The European initiative, by contrast, aims to propel drug development. Both the chemicals in the screening library and results from the assays will be proprietary. Factory partners will get first right of refusal in licensing deals.

Such restrictions are essential if a compound is ever going to make the long journey from a screening hit to a viable drug candidate, say experts. “To justify the subsequent investments you have to make in hit-to-drug lead programmes, it is crucial that you can patent the results and protect them,” says Hüser.

But others say that early hits are just entry points; the real value is created in subsequent work. “I’ve never worried about the notion that the MLP was a public collection,” says Hugh Rosen, whose work at the Scripps Research Institute Molecular Screening Center in La Jolla, California, led to a compound now in clinical trials for multiple sclerosis.
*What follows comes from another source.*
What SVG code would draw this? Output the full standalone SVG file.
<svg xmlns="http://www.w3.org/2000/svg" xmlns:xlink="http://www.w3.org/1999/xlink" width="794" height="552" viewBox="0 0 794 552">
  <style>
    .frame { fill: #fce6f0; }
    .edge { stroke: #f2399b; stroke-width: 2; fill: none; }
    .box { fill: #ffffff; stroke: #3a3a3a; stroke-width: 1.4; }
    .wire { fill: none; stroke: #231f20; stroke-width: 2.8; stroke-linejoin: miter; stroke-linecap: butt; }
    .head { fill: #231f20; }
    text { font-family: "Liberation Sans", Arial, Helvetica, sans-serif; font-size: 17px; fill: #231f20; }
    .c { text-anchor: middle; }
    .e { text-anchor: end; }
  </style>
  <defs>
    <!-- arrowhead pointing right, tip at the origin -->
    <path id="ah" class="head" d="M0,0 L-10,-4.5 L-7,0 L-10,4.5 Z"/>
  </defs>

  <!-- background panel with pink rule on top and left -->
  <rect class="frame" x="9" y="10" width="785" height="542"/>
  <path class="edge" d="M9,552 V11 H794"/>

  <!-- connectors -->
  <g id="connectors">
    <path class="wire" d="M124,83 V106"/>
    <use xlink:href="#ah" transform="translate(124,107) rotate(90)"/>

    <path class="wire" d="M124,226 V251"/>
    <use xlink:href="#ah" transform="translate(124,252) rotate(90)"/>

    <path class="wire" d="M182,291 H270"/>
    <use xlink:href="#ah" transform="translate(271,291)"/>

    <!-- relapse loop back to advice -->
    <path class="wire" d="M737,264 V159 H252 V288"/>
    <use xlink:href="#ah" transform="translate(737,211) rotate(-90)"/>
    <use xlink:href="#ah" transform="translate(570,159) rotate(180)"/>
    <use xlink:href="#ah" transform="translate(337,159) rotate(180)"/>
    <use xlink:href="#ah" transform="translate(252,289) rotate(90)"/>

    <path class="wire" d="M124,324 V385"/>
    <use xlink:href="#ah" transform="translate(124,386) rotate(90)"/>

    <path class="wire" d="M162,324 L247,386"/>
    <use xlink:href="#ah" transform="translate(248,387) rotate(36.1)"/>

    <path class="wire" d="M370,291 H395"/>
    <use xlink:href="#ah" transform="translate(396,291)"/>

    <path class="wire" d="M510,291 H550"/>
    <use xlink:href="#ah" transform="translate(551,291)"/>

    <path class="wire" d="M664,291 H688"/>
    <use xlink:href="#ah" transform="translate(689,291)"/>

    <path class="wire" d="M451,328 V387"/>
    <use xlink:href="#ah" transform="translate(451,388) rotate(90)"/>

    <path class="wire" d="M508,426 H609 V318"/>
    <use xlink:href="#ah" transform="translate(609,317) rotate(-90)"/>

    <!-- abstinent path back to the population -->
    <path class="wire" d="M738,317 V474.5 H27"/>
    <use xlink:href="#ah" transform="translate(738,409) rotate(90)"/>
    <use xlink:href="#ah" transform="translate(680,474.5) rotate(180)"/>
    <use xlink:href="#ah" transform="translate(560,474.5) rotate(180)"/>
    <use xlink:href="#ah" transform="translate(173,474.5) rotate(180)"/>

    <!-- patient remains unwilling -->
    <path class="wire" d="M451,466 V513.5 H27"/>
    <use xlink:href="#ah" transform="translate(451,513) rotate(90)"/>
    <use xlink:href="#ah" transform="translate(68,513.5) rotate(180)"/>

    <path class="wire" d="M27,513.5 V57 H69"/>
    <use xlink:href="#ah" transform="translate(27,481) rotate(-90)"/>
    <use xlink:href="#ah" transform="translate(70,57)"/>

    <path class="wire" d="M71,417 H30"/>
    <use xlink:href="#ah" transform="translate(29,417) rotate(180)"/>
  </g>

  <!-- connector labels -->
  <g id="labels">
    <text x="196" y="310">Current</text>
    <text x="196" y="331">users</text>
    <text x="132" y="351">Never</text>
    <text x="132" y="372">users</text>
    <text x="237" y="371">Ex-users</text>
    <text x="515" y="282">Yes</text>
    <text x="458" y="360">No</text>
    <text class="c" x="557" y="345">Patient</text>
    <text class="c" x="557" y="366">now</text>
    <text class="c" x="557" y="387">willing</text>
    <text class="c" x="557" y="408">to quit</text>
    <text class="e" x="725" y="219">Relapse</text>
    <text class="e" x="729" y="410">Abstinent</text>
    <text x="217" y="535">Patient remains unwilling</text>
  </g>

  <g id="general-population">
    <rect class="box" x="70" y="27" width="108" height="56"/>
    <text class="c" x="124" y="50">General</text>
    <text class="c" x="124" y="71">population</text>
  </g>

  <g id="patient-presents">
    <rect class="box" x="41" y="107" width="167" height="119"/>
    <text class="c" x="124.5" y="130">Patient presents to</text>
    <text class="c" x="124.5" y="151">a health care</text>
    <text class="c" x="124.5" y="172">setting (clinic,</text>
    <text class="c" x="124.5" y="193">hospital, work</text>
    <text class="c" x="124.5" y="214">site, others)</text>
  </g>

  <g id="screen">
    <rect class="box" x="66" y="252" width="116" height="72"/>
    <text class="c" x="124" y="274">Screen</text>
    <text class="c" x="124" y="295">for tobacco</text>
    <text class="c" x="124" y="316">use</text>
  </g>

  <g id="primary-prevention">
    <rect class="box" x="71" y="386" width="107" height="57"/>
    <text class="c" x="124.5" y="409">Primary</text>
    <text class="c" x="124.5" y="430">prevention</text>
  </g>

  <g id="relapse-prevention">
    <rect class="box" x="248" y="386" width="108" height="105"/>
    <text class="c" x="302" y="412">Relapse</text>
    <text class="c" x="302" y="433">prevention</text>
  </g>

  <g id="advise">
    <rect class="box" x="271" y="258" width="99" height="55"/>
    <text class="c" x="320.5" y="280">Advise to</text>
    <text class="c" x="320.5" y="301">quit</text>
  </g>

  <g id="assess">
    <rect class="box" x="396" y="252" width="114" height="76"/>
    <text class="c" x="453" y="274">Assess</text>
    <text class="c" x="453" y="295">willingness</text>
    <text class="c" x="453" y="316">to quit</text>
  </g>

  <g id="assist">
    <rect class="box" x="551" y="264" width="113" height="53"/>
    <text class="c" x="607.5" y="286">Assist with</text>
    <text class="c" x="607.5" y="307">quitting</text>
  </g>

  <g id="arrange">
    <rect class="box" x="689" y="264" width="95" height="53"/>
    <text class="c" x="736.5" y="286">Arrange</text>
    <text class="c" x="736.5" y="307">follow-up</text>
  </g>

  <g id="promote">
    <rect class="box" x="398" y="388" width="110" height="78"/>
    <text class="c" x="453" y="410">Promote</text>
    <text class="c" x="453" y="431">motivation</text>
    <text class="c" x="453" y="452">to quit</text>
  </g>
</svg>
The complexity of the European scheme makes some outsiders sceptical of whether it will succeed. Aled Edwards leads the Structural Genomics Consortium at the University of Toronto, Canada, in which some drug companies contribute both chemical analysis and screening support, but all data are publicly available. Keeping data open and focusing on specific drug mechanisms makes his consortium’s approach much simpler. “Intellectual-property deals, assays coming from everywhere, multi-institutional agreements. Wow, that’s hard,” he says. “But they are very smart people who have done this before. So if anyone can do it, they can.”